## Begin AVAILABLE DATA

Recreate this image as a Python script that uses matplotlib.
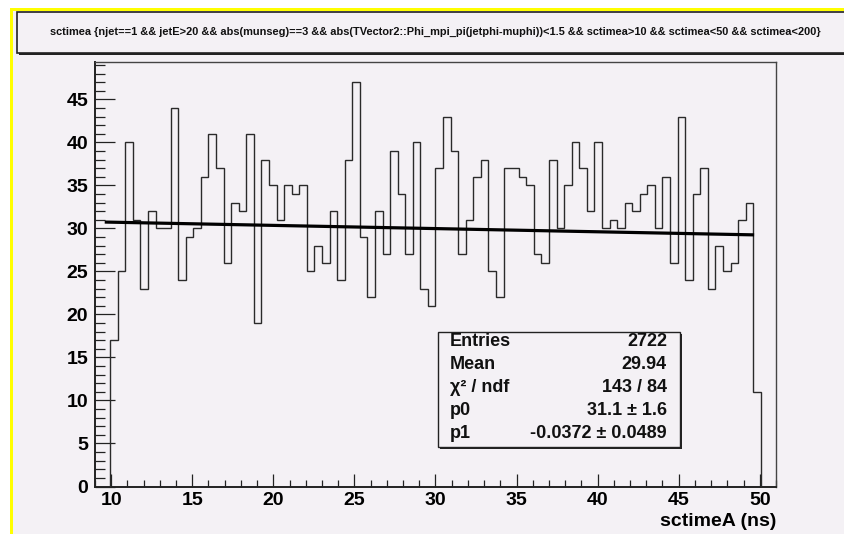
import numpy as np
import matplotlib
matplotlib.use("Agg")
import matplotlib.pyplot as plt
from matplotlib.patches import Rectangle
from matplotlib.ticker import MultipleLocator

# histogram sctimeA: 90 bins over [9, 51], filled bins start at bin 2
xmin, xmax, nbins = 9.0, 51.0, 90
first_bin = 2
counts = [17, 25, 40, 31, 23, 32, 30, 30, 44, 24, 29, 30, 36, 41, 37, 26, 33, 32, 41, 19,
          38, 35, 31, 35, 34, 35, 25, 28, 26, 32, 24, 38, 47, 29, 22, 32, 27, 39, 34, 27,
          40, 23, 21, 37, 43, 39, 27, 31, 36, 38, 25, 22, 37, 37, 36, 35, 27, 26, 38, 30,
          35, 40, 37, 32, 40, 30, 31, 30, 33, 32, 34, 35, 30, 36, 26, 43, 24, 34, 37, 23,
          28, 25, 26, 31, 33, 11]

# pol1 fit result
p0, p1 = 31.1, -0.0372
fit_lo, fit_hi = 9.6, 49.65

stat_names = ["Entries", "Mean", "\u03c7\u00b2 / ndf", "p0", "p1"]
stat_values = ["2722", "29.94", "143 / 84", "31.1 \u00b1 1.6", "-0.0372 \u00b1 0.0489"]

title = ("sctimea {njet==1 && jetE>20 && abs(munseg)==3 && "
         "abs(TVector2::Phi_mpi_pi(jetphi-muphi))<1.5 && sctimea>10 && "
         "sctimea<50 && sctimea<200}")

W, H = 844, 534
bg = "#f4f1f5"
plt.rcParams["font.family"] = ["Liberation Sans", "DejaVu Sans"]
plt.rcParams["font.weight"] = "bold"


def fx(x):
    return x / W


def fy(y):
    return 1 - y / H


fig = plt.figure(figsize=(W / 100, H / 100), dpi=100, facecolor="white")

# canvas background + yellow border on left/top
fig.add_artist(Rectangle((fx(11), 0), 1, fy(9), transform=fig.transFigure,
                         facecolor=bg, edgecolor="none", zorder=0))
fig.add_artist(Rectangle((fx(10), 0), fx(2.5), fy(8), transform=fig.transFigure,
                         facecolor="#ffff00", edgecolor="none", zorder=1))
fig.add_artist(Rectangle((fx(10), fy(10.5)), 1, 2.5 / H, transform=fig.transFigure,
                         facecolor="#ffff00", edgecolor="none", zorder=1))

# title box with shadow
fig.add_artist(Rectangle((fx(19), fy(55)), 1, (55 - 14) / H, transform=fig.transFigure,
                         facecolor="#222222", edgecolor="none", zorder=2))
fig.add_artist(Rectangle((fx(17), fy(53)), 1, (53 - 12) / H, transform=fig.transFigure,
                         facecolor=bg, edgecolor="#222222", lw=1.2, zorder=3))
fig.text(fx(435), fy(32), title, fontsize=7.95, fontweight="bold", ha="center",
         va="center", color="#111111", zorder=4)

ax = fig.add_axes([fx(95), fy(486.5), fx(776 - 95), (486.5 - 62) / H])
ax.set_facecolor(bg)

bw = (xmax - xmin) / nbins
edges = xmin + bw * np.arange(first_bin, first_bin + len(counts) + 1)
ax.stairs(counts, edges, baseline=0, color="#2a2a2a", lw=1.0, zorder=3)

xf = np.array([fit_lo, fit_hi])
ax.plot(xf, p0 + p1 * xf, color="black", lw=2.3, zorder=4, solid_capstyle="butt")

ax.set_xlim(xmin, xmax)
ax.set_ylim(0, 47 * 1.05)
ax.xaxis.set_major_locator(MultipleLocator(5))
ax.xaxis.set_minor_locator(MultipleLocator(1))
ax.yaxis.set_major_locator(MultipleLocator(5))
ax.yaxis.set_minor_locator(MultipleLocator(1))
ax.set_xticks(np.arange(10, 51, 5))
ax.tick_params(axis="x", which="major", direction="in", length=9.5, width=0.9,
               pad=4, labelsize=14, color="#222222")
ax.tick_params(axis="x", which="minor", direction="in", length=5, width=0.9,
               color="#222222")
ax.tick_params(axis="y", which="major", direction="in", length=14.5, width=0.9,
               pad=5, labelsize=14, color="#222222")
ax.tick_params(axis="y", which="minor", direction="in", length=7.2, width=0.9,
               color="#222222")
for lab in ax.get_xticklabels() + ax.get_yticklabels():
    lab.set_fontweight("bold")

for s in ["top", "right"]:
    ax.spines[s].set_color("#444444")
    ax.spines[s].set_linewidth(1.0)
for s in ["left", "bottom"]:
    ax.spines[s].set_color("#222222")
    ax.spines[s].set_linewidth(1.4)

ax.set_xlabel("sctimeA (ns)", loc="right", fontsize=14, fontweight="bold", labelpad=3)

# stats box
fig.add_artist(Rectangle((fx(440), fy(449)), fx(680 - 438), (447 - 332) / H,
                         transform=fig.transFigure, facecolor="#222222",
                         edgecolor="none", zorder=5))
fig.add_artist(Rectangle((fx(438), fy(447)), fx(680 - 438), (447 - 332) / H,
                         transform=fig.transFigure, facecolor=bg,
                         edgecolor="#222222", lw=1.0, zorder=6))
row_y = [342, 364.5, 388, 410.5, 433]
for name, val, ry in zip(stat_names, stat_values, row_y):
    fig.text(fx(450), fy(ry), name, fontsize=13, fontweight="bold", ha="left",
             va="center", color="#111111", zorder=7)
    fig.text(fx(667), fy(ry), val, fontsize=13, fontweight="bold", ha="right",
             va="center", color="#111111", zorder=7)

fig.savefig("out.png", dpi=100, facecolor=fig.get_facecolor())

## End AVAILABLE DATA

GOAL
Reproduce exactly the run of lines that opens the listing and closes with the line holding "from matplotlib.ticker import MultipleLocator". Pictures are excluded.

RESULT BELOW
Recreate this image as a Python script that uses matplotlib.
import numpy as np
import matplotlib
matplotlib.use("Agg")
import matplotlib.pyplot as plt
from matplotlib.patches import Rectangle
from matplotlib.ticker import MultipleLocator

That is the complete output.